Si en Galicia hay mil ríos en estas sierras nace la mitad. A punto de entrar en Sarria cruza la carretera raudo un raposo, y se pierde. Y entonces me viene a la mente el que trajo Castroviejo a su Viaje por los montes y las chimeneas de Galicia: “Con menudos y silenciosos pasos de truhán avanza Don Raposo, deslizándose a través de la enramada. El hocico blanco y puntiagudo olfatea con avidez el aire hacia el que se tienden sus finos bigotes negros; las orejas, muy tiesas, semejan centinelas próximas al alerta y la espesa y larga cola se balancea por intervalos como un péndulo”. Tras anotar que a fines de marzo o comienzos de abril es cuando Doña Zorra aumenta la demografía local, cuando cada una trae, “según su edad, tres o siete raposos al mundo del bosque, las devastaciones se multiplican”. Y para demostrar las múltiples habilidades de este zorro raposo hábil como toda la patrística de los cuentos y leyendas populares le atribuye, anota Castroviejo lo que le ocurrió a uno en la playa de Menduiña, en la península de Morrazo, al que la subida de la marea atrapó en una dorna donde se puso las botas de “frescas robalizas y múgiles”. Pero démosle de nuevo la vela a don José María, que sabe contar porque supo escuchar a sus ancestros y caminar los bosques y las aguas del país: “En éstas llegaron los marineros remando en una gamela para recoger pescado y barca: He aquí el asombro:

—¡Mirade! Un raposo muerto.

—¡Mala centella lo abrase, nos comió casi todo el peixe!

—¡Así reventó el cabrón!

—Al menos nos deja el pellejo…

   Con estas pláticas llegaron a tierra y el patrón de la dorna, hombre recio, lo cogió con una mano por el rabo y lo volteó varias veces en el aire, arrojándolo en fin con rabia a la playa, sobre la que resucitó de repente el muerto, embistiendo contra una vieja, que por poco se muere del susto, y alcanzando en unas cuantas galgadas el monte próximo”.

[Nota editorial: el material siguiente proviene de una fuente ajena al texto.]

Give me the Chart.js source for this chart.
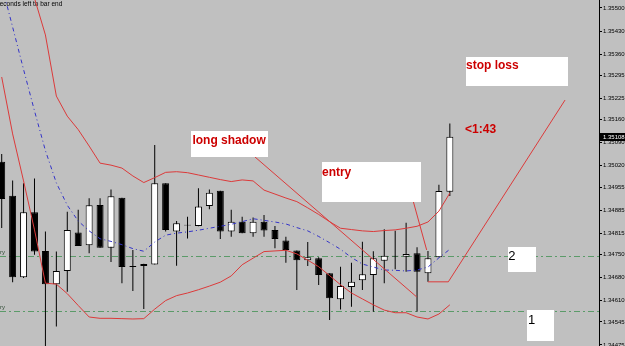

Lo mejor de Sarria: pulpería Marisol, sobre todo el bacalao fresco. El resto, para el olvido. La calle Calvo Sotelo, el oleoducto que salva el río y es en realidad un puente peatonal. Sarria es un monumento al feísmo. Pero lleno de pulperías. Tanatorio y gimnasio, en la misma calle, separados por unos pocos metros. Dos tipos de metafísica.

Volver a la carretera Monforte-Ourense. Cañones del Sil. Impresionante cómo brilla el Miño a las cuatro y media de la tarde. Parece plata pura.